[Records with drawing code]
-- start --

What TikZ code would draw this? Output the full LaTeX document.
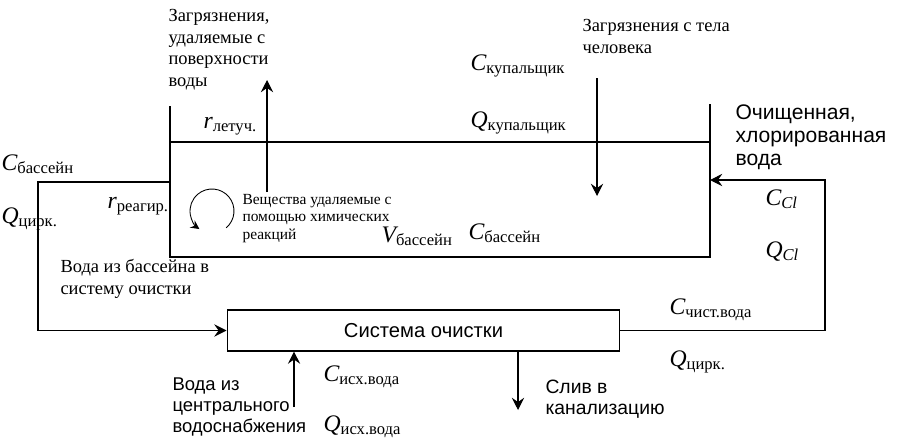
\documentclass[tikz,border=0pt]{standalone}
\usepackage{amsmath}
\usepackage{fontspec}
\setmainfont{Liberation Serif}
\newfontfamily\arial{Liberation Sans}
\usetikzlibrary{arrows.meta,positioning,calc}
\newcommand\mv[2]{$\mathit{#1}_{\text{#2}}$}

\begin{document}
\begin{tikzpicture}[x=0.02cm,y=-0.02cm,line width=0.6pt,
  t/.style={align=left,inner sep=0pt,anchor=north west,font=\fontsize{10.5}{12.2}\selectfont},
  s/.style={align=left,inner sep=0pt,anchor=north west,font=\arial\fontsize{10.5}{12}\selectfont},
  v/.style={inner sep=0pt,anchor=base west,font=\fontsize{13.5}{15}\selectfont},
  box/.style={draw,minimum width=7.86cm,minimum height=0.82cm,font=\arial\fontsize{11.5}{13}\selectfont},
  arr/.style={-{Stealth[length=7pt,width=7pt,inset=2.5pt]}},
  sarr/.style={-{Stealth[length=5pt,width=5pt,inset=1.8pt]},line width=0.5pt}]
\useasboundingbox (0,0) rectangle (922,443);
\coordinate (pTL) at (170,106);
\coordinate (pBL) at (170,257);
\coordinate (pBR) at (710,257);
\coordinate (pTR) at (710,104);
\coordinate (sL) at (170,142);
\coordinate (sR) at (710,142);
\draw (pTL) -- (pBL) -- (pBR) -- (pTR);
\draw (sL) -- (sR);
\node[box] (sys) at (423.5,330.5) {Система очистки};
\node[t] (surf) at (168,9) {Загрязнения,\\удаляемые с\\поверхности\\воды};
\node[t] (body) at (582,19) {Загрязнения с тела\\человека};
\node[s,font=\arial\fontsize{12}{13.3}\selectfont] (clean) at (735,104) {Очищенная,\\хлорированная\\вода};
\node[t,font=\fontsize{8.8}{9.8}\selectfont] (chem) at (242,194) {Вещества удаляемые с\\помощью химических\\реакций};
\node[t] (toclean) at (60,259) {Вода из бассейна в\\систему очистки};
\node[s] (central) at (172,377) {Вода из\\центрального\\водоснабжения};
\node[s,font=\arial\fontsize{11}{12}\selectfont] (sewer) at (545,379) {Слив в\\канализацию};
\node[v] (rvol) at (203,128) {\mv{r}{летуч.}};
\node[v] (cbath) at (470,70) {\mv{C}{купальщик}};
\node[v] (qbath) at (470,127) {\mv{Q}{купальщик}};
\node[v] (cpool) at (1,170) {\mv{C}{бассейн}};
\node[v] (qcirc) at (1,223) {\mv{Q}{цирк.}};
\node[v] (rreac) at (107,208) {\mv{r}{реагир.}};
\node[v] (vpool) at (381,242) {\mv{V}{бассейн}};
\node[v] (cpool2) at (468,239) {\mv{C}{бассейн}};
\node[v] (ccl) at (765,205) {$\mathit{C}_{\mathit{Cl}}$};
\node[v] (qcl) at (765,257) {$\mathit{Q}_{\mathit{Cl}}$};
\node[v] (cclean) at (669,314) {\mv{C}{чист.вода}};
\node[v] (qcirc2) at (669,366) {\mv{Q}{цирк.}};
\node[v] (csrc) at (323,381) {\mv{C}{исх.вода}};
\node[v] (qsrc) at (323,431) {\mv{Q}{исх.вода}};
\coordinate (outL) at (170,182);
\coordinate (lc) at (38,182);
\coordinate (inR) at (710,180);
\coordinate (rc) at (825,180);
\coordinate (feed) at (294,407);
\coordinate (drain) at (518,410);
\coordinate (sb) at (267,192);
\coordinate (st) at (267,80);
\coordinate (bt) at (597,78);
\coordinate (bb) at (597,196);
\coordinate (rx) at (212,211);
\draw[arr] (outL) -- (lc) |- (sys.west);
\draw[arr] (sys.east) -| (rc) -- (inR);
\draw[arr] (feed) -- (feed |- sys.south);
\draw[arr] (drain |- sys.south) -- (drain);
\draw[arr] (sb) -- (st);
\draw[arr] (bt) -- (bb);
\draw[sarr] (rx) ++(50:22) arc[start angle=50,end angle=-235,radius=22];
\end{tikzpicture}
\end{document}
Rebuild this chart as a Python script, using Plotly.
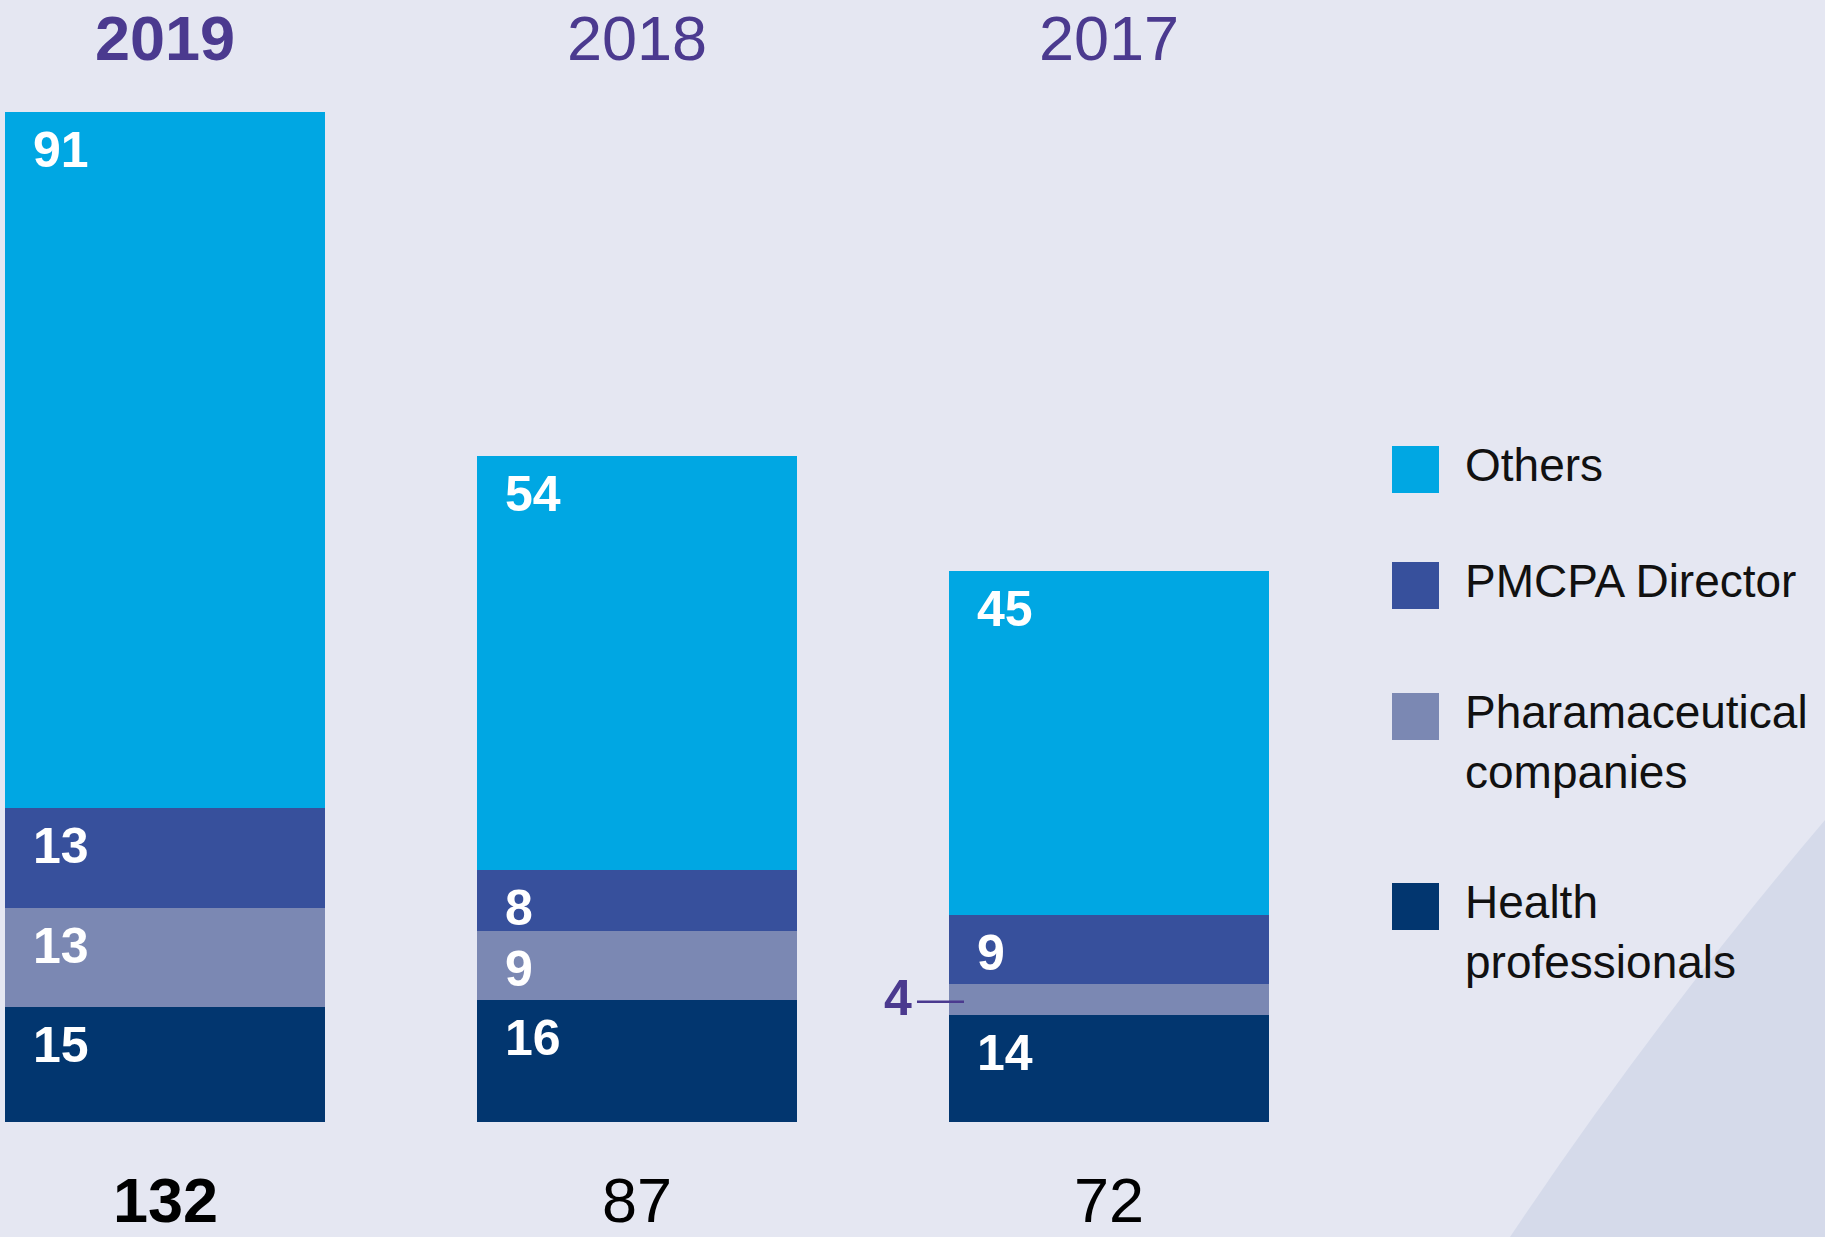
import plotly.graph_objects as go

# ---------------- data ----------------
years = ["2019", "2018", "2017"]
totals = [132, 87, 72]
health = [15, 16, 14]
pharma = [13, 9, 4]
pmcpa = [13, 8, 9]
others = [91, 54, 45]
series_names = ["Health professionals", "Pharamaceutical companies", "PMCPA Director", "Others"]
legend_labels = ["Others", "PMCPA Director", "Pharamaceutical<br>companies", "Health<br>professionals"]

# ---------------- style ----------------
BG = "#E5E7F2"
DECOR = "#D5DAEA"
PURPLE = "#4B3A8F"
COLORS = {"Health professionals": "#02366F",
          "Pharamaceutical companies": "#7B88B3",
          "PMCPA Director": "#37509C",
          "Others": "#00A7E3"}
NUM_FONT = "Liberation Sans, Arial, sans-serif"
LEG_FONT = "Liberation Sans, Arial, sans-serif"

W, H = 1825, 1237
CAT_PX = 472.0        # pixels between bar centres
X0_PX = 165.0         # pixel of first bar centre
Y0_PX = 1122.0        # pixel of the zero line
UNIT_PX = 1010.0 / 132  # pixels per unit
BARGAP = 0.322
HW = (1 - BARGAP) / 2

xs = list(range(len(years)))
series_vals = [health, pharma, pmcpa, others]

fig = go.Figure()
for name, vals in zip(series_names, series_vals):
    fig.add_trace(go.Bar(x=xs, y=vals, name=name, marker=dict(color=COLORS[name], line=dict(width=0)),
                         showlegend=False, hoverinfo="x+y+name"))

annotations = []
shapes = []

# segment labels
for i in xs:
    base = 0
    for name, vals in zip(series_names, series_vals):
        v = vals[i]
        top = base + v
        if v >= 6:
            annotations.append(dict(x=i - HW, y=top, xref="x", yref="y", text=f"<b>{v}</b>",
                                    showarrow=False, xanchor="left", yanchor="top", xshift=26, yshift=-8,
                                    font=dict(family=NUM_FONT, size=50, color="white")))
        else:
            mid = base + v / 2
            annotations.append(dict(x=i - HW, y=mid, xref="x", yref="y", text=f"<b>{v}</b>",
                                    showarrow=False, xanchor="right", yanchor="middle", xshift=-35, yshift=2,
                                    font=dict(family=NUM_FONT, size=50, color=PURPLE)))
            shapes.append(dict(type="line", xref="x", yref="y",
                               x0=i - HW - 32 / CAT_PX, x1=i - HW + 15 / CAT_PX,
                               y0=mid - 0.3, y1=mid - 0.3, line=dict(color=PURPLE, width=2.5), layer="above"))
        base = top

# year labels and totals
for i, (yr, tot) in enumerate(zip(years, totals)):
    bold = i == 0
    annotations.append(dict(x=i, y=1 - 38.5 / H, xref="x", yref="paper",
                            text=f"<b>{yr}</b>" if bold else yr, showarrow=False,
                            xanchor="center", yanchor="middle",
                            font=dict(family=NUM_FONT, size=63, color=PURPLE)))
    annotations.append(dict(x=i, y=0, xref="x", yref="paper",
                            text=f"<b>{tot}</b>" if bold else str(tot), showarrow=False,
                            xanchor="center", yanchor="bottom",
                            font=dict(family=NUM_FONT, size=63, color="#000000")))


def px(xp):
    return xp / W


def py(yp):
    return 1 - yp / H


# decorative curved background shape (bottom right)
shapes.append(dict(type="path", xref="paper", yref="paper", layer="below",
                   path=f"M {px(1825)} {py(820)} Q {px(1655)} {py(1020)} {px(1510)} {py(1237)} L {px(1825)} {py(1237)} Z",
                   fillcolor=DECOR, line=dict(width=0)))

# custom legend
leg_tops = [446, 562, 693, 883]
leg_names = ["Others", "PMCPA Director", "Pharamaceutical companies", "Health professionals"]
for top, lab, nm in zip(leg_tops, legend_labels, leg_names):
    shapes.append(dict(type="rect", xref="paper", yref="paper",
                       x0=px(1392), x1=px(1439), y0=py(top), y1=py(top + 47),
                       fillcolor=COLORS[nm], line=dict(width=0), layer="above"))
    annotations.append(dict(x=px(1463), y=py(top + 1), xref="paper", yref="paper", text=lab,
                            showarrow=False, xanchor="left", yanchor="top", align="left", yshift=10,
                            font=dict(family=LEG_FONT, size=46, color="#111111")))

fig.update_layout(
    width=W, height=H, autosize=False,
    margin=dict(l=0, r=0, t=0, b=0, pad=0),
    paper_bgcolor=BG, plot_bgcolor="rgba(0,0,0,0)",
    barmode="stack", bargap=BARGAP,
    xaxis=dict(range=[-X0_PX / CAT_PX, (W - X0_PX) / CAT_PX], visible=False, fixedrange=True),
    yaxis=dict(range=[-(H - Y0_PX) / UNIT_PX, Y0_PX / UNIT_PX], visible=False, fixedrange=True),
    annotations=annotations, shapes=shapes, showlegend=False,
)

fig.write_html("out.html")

-- end --

◆ **DESCRIPTION OF THE TASK**: Word for word, restate the lines beginning with the one that has "Rebuild this chart" and ending with the one that has "shapes = []". Keep both ends and skip any pictures.

◆ **RESULT OF THE TASK**:
Rebuild this chart as a Python script, using Plotly.
import plotly.graph_objects as go

# ---------------- data ----------------
years = ["2019", "2018", "2017"]
totals = [132, 87, 72]
health = [15, 16, 14]
pharma = [13, 9, 4]
pmcpa = [13, 8, 9]
others = [91, 54, 45]
series_names = ["Health professionals", "Pharamaceutical companies", "PMCPA Director", "Others"]
legend_labels = ["Others", "PMCPA Director", "Pharamaceutical<br>companies", "Health<br>professionals"]

# ---------------- style ----------------
BG = "#E5E7F2"
DECOR = "#D5DAEA"
PURPLE = "#4B3A8F"
COLORS = {"Health professionals": "#02366F",
          "Pharamaceutical companies": "#7B88B3",
          "PMCPA Director": "#37509C",
          "Others": "#00A7E3"}
NUM_FONT = "Liberation Sans, Arial, sans-serif"
LEG_FONT = "Liberation Sans, Arial, sans-serif"

W, H = 1825, 1237
CAT_PX = 472.0        # pixels between bar centres
X0_PX = 165.0         # pixel of first bar centre
Y0_PX = 1122.0        # pixel of the zero line
UNIT_PX = 1010.0 / 132  # pixels per unit
BARGAP = 0.322
HW = (1 - BARGAP) / 2

xs = list(range(len(years)))
series_vals = [health, pharma, pmcpa, others]

fig = go.Figure()
for name, vals in zip(series_names, series_vals):
    fig.add_trace(go.Bar(x=xs, y=vals, name=name, marker=dict(color=COLORS[name], line=dict(width=0)),
                         showlegend=False, hoverinfo="x+y+name"))

annotations = []
shapes = []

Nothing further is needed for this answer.